Reconvened Supplement: Reconvened Round of Living Environment Standard Setting

Six committee members were reconvened for a final round of judgment for the standard setting of Living Environment. Their instructions are given below. The final round was convened to confirm or adjust the judgments made to this point in the study. The same criteria for judgments were employed in this round.

After about two hours of deliberation the six judges set the logistical values for passing and for passing with distinction as follows:

Judge

Passing

Passing with Distinction

1

2

3

4

5

6

0.1

0.1

0.4

0.4

0.0

0.0

1.8

1.9

2.1

2.1

1.9

2.1

Sum

Mean

1.0

0.167

11.9

1.983

Conclusion

The passing cut score is about .639 standard deviations higher than the mean judgment to this point. The passing with distinction cut score is about the same. These both represent closer agreement with the definitions of achieving the standards in the best judgment of the panelists.

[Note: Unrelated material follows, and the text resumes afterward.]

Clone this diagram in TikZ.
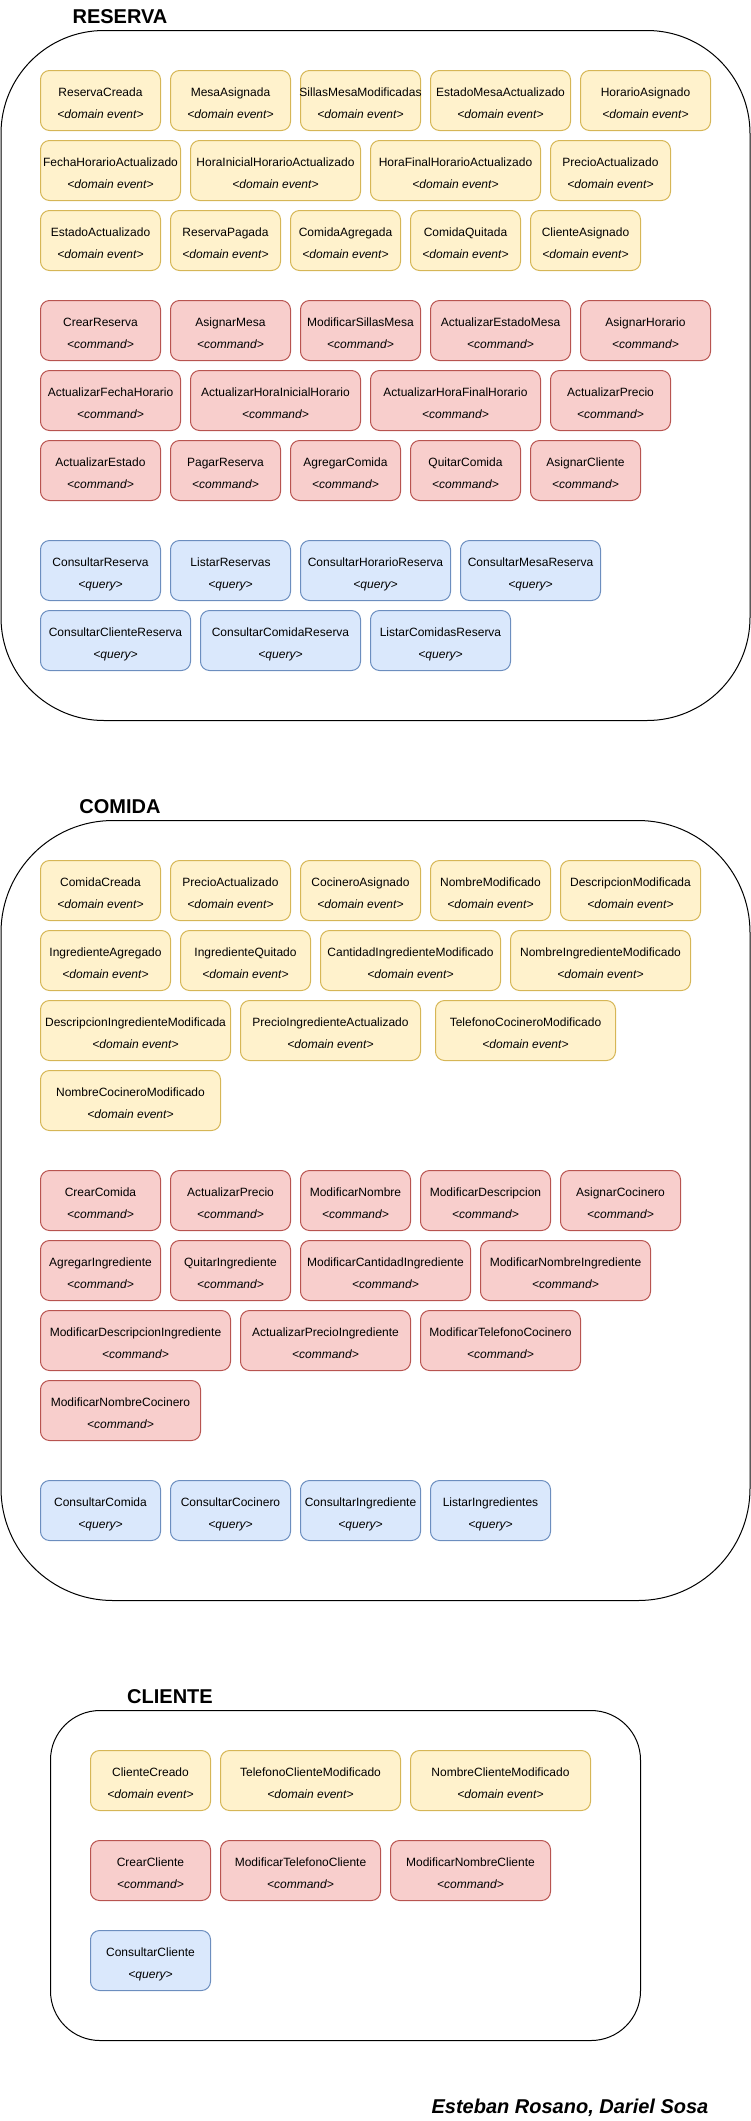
\documentclass[tikz,border=0pt]{standalone}
\usepackage{fontspec}
\setmainfont{Liberation Sans}
\usetikzlibrary{positioning}
\definecolor{evfill}{HTML}{FFF2CC}
\definecolor{evline}{HTML}{D6B656}
\definecolor{cmfill}{HTML}{F8CECC}
\definecolor{cmline}{HTML}{B85450}
\definecolor{qyfill}{HTML}{DAE8FC}
\definecolor{qyline}{HTML}{6C8EBF}
\tikzset{
  basebox/.style={rounded corners=9pt, line width=1pt, minimum height=60pt, inner sep=0pt},
  evt/.style={basebox, fill=evfill, draw=evline},
  cmd/.style={basebox, fill=cmfill, draw=cmline},
  qry/.style={basebox, fill=qyfill, draw=qyline},
  boxtext/.style={font=\fontsize{12}{14}\selectfont, inner sep=0pt, text=black},
  boxsub/.style={font=\fontsize{12}{14}\selectfont\itshape, inner sep=0pt, text=black},
  container/.style={draw=black, line width=1pt, inner sep=0pt},
  title/.style={font=\fontsize{20}{24}\selectfont\bfseries, inner sep=0pt, anchor=base},
}
\newcommand{\ddbox}[7]{%
  \node[#1, minimum width=#5pt, anchor=north west] (#2) at (#3,#4) {};
  \node[boxtext, anchor=base] (#2-t) at ([yshift=-26pt]#2.north) {#6};
  \node[boxsub, anchor=base] (#2-s) at ([yshift=-48pt]#2.north) {<#7>};
}
\newcommand{\dev}[5]{\ddbox{evt}{#1}{#2}{#3}{#4}{#5}{domain event}}
\newcommand{\dcm}[5]{\ddbox{cmd}{#1}{#2}{#3}{#4}{#5}{command}}
\newcommand{\dqy}[5]{\ddbox{qry}{#1}{#2}{#3}{#4}{#5}{query}}
\begin{document}
\begin{tikzpicture}[x=1pt, y=-1pt]
\useasboundingbox (0,0) rectangle (751,2121);

% ---------------- RESERVA ----------------
\node[title] (tres) at (120,23.3) {RESERVA};
\node[container, minimum width=749pt, minimum height=690pt, rounded corners=103pt, anchor=north west] (reserva) at (0.5,30) {};

\dev{re1}{40}{70}{120}{ReservaCreada}
\dev{re2}{170}{70}{120}{MesaAsignada}
\dev{re3}{300}{70}{120}{SillasMesaModificadas}
\dev{re4}{430}{70}{140}{EstadoMesaActualizado}
\dev{re5}{580}{70}{130}{HorarioAsignado}
\dev{re6}{40}{140}{140}{FechaHorarioActualizado}
\dev{re7}{190}{140}{170}{HoraInicialHorarioActualizado}
\dev{re8}{370}{140}{170}{HoraFinalHorarioActualizado}
\dev{re9}{550}{140}{120}{PrecioActualizado}
\dev{re10}{40}{210}{120}{EstadoActualizado}
\dev{re11}{170}{210}{110}{ReservaPagada}
\dev{re12}{290}{210}{110}{ComidaAgregada}
\dev{re13}{410}{210}{110}{ComidaQuitada}
\dev{re14}{530}{210}{110}{ClienteAsignado}

\dcm{rc1}{40}{300}{120}{CrearReserva}
\dcm{rc2}{170}{300}{120}{AsignarMesa}
\dcm{rc3}{300}{300}{120}{ModificarSillasMesa}
\dcm{rc4}{430}{300}{140}{ActualizarEstadoMesa}
\dcm{rc5}{580}{300}{130}{AsignarHorario}
\dcm{rc6}{40}{370}{140}{ActualizarFechaHorario}
\dcm{rc7}{190}{370}{170}{ActualizarHoraInicialHorario}
\dcm{rc8}{370}{370}{170}{ActualizarHoraFinalHorario}
\dcm{rc9}{550}{370}{120}{ActualizarPrecio}
\dcm{rc10}{40}{440}{120}{ActualizarEstado}
\dcm{rc11}{170}{440}{110}{PagarReserva}
\dcm{rc12}{290}{440}{110}{AgregarComida}
\dcm{rc13}{410}{440}{110}{QuitarComida}
\dcm{rc14}{530}{440}{110}{AsignarCliente}

\dqy{rq1}{40}{540}{120}{ConsultarReserva}
\dqy{rq2}{170}{540}{120}{ListarReservas}
\dqy{rq3}{300}{540}{150}{ConsultarHorarioReserva}
\dqy{rq4}{460}{540}{140}{ConsultarMesaReserva}
\dqy{rq5}{40}{610}{150}{ConsultarClienteReserva}
\dqy{rq6}{200}{610}{160}{ConsultarComidaReserva}
\dqy{rq7}{370}{610}{140}{ListarComidasReserva}

% ---------------- COMIDA ----------------
\node[title] (tcom) at (120,813) {COMIDA};
\node[container, minimum width=749pt, minimum height=780pt, rounded corners=112pt, anchor=north west] (comida) at (0.5,820) {};

\dev{ce1}{40}{860}{120}{ComidaCreada}
\dev{ce2}{170}{860}{120}{PrecioActualizado}
\dev{ce3}{300}{860}{120}{CocineroAsignado}
\dev{ce4}{430}{860}{120}{NombreModificado}
\dev{ce5}{560}{860}{140}{DescripcionModificada}
\dev{ce6}{40}{930}{130}{IngredienteAgregado}
\dev{ce7}{180}{930}{130}{IngredienteQuitado}
\dev{ce8}{320}{930}{180}{CantidadIngredienteModificado}
\dev{ce9}{510}{930}{180}{NombreIngredienteModificado}
\dev{ce10}{40}{1000}{190}{DescripcionIngredienteModificada}
\dev{ce11}{240}{1000}{180}{PrecioIngredienteActualizado}
\dev{ce12}{435}{1000}{180}{TelefonoCocineroModificado}
\dev{ce13}{40}{1070}{180}{NombreCocineroModificado}

\dcm{cc1}{40}{1170}{120}{CrearComida}
\dcm{cc2}{170}{1170}{120}{ActualizarPrecio}
\dcm{cc3}{300}{1170}{110}{ModificarNombre}
\dcm{cc4}{420}{1170}{130}{ModificarDescripcion}
\dcm{cc5}{560}{1170}{120}{AsignarCocinero}
\dcm{cc6}{40}{1240}{120}{AgregarIngrediente}
\dcm{cc7}{170}{1240}{120}{QuitarIngrediente}
\dcm{cc8}{300}{1240}{170}{ModificarCantidadIngrediente}
\dcm{cc9}{480}{1240}{170}{ModificarNombreIngrediente}
\dcm{cc10}{40}{1310}{190}{ModificarDescripcionIngrediente}
\dcm{cc11}{240}{1310}{170}{ActualizarPrecioIngrediente}
\dcm{cc12}{420}{1310}{160}{ModificarTelefonoCocinero}
\dcm{cc13}{40}{1380}{160}{ModificarNombreCocinero}

\dqy{cq1}{40}{1480}{120}{ConsultarComida}
\dqy{cq2}{170}{1480}{120}{ConsultarCocinero}
\dqy{cq3}{300}{1480}{120}{ConsultarIngrediente}
\dqy{cq4}{430}{1480}{120}{ListarIngredientes}

% ---------------- CLIENTE ----------------
\node[title] (tcli) at (170,1703) {CLIENTE};
\node[container, minimum width=590pt, minimum height=330pt, rounded corners=49.5pt, anchor=north west] (cliente) at (50,1710) {};

\dev{le1}{90}{1750}{120}{ClienteCreado}
\dev{le2}{220}{1750}{180}{TelefonoClienteModificado}
\dev{le3}{410}{1750}{180}{NombreClienteModificado}
\dcm{lc1}{90}{1840}{120}{CrearCliente}
\dcm{lc2}{220}{1840}{160}{ModificarTelefonoCliente}
\dcm{lc3}{390}{1840}{160}{ModificarNombreCliente}
\dqy{lq1}{90}{1930}{120}{ConsultarCliente}

% ---------------- author ----------------
\node[font=\fontsize{20}{24}\selectfont\bfseries\itshape, inner sep=0pt, anchor=base] (author) at (570,2113) {Esteban Rosano, Dariel Sosa};
\end{tikzpicture}
\end{document}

Final Round: Questions for Panel

You have made your judgments and have had the opportunity to review and adjust them in terms of the judgments made by the other panelists. I am going to ask you to:

Please record what you think was your original judgment for passing or for passing with distinction

The cutoff scores recommended thus far are was -0.2 and 1.95, respectively. If there are any adjustments you would like to make based on the originals, please record them.